Before elaborating on Stacks’ unique smart-contract language, Clarity, we first need to expand on how Stacks smart contracts interact with the Bitcoin base layer. When diving deeper into the mechanics, we can see that conceptually, there are 3 different transactions to an “isolated” Bitcoin-Stacks smart contract. Two Stacks transactions and one Bitcoin transaction.
In the first Stacks transaction, an arbitrary state change (could be almost anything) is written into the Stacks smart contract and parameters like the Bitcoin receiver address, amount of Bitcoin, or anything else is defined. Following this, a Bitcoin transaction is performed that is settling Stacks’ state on the Bitcoin blockchain. Once the Bitcoin transaction is confirmed, a second Stacks transaction is executed that verifies the Bitcoin transaction (i.e., Stacks’ current state on the Bitcoin base layer blockchain) and then executes whatever the Stack smart contract indicates — for example, the release of a Stacks-based digital asset. This is the process of how Clarity smart contracts are anchored down onto the Bitcoin blockchain, thereby making it possible for these smart contracts to operate based on actions seen on the Bitcoin blockchain.

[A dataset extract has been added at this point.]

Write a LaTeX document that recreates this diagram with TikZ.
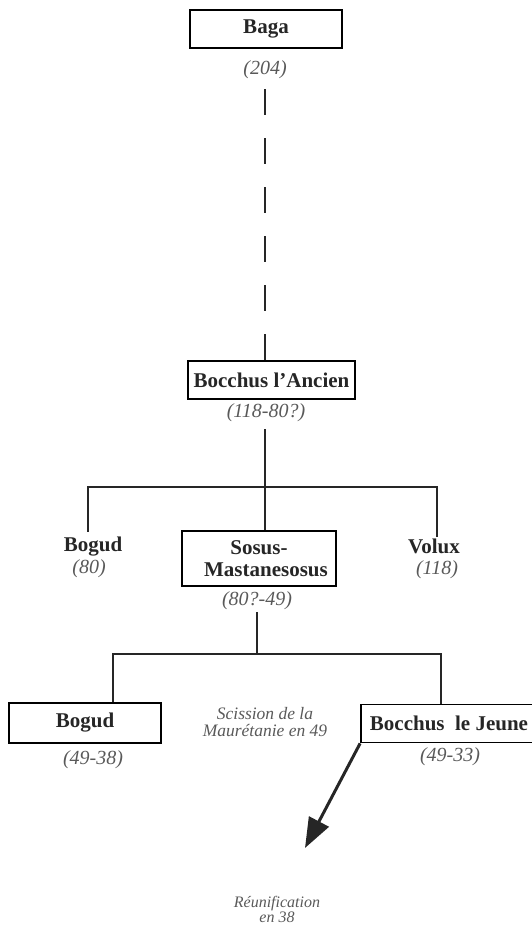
\documentclass[tikz,border=0pt]{standalone}
\usepackage{fontspec}
\setmainfont{Liberation Serif}
\usetikzlibrary{arrows.meta}

\begin{document}
\begin{tikzpicture}
    [x=1pt, y={(0pt,-1pt)},
    inner sep=0pt,
    box/.style={
        draw,
        line width=1.8pt,
        font=\bfseries\fontsize{21}{22}\selectfont,
        text=black!85,
        align=center,
        minimum height=38pt
    },
    king/.style={font=\bfseries\fontsize{21}{22}\selectfont, text=black!85},
    date/.style={font=\itshape\fontsize{20}{22}\selectfont, text=black!65},
    note/.style={font=\itshape\fontsize{17.5}{16.5}\selectfont, text=black!65, align=center},
    line/.style={draw, line width=1.8pt, color=black!85},
    dashline/.style={line, dash pattern=on 26pt off 23pt},
    arrow/.style={draw, line width=3pt, color=black!85, -{Triangle[length=30pt,width=22pt]}}
    ]
    \useasboundingbox (0,0) rectangle (531,926);

    % Rois
    \node[box, minimum width=152pt] (baga) at (266,29) {Baga};
    \node[box, minimum width=167pt] (ancien) at (271.5,380) {Bocchus l'Ancien};
    \node[king] (bogudA) at (93,546.5) {Bogud};
    \node[box, minimum width=154pt, minimum height=55pt] (sosus) at (259,558.5) {Sosus-\\\hspace*{14pt}Mastanesosus};
    \node[king] (volux) at (434,546.5) {Volux};
    \node[box, minimum width=152pt, minimum height=40pt] (bogudB) at (85,723) {Bogud};
    \node[box, minimum width=176pt] (jeune) at (449,723.5) {Bocchus\ \ le Jeune};

    % Dates
    \foreach \nm/\x/\y/\txt in {bagadate/265/70/(204), anciendate/266/413/(118-80?), bogudAdate/89/569/(80),
        sosusdate/257/601/(80?-49), voluxdate/437/570/(118), bogudBdate/93/760/(49-38), jeunedate/450/757/(49-33)}{
        \node[date] (\nm) at (\x,\y) {\txt};
    }

    % Notes
    \node[note] (scission) at (265,722) {Scission de la\\Maurétanie en 49};
    \node[note, font=\itshape\fontsize{16}{13.5}\selectfont] (reunif) at (277,909) {Réunification\\en 38};
    \coordinate (reunifarrow) at (305,848);

    % Lignes
    \draw[dashline] ([yshift=-10pt]bagadate.south) -- (ancien.north -| bagadate.south);
    \draw[line] ([xshift=-6.5pt,yshift=-7pt]ancien.south |- anciendate.south) -- ++(0,58) coordinate (fork1);
    \draw[line] ([xshift=-5pt,yshift=5pt]bogudA.north) |- (fork1) -| ([xshift=3pt,yshift=2pt]volux.north);
    \draw[line] (fork1) -- (sosus.north -| fork1);
    \draw[line] ([yshift=-2pt]sosusdate.south) -- ++(0,42) coordinate (fork2);
    \draw[line] ([xshift=28pt]bogudB.north) |- (fork2) -| ([xshift=-8pt]jeune.north);

    % Réunification
    \draw[arrow] (jeune.south west) -- (reunifarrow);
\end{tikzpicture}
\end{document}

As a matter of fact, a whole bunch of distinct software logic can be implemented through a Stacks smart contract. Apart from decentralized applications for financial use cases, other functionalities can be included as well:
- Access control (for example, pay to access)
- Non-fungible (for example, collectibles) and fungible tokens (for example, stablecoins)
- Business-model templates (for example, subscriptions)
- App-specific blockchains
Unique about Stacks’ smart-contract language is the fact that it optimizes for predictability and security. Clarity distinguishes itself from other smart-contract languages in two crucial ways:
- The language is interpreted and broadcast on the blockchain as is (not compiled).
- The language is decidable (not Turing complete).
The first feature ensures that the executed smart-contract code is human-readable and auditable at all times. The second point guarantees that it can be precisely determined which code is executed, for what function, and what duration.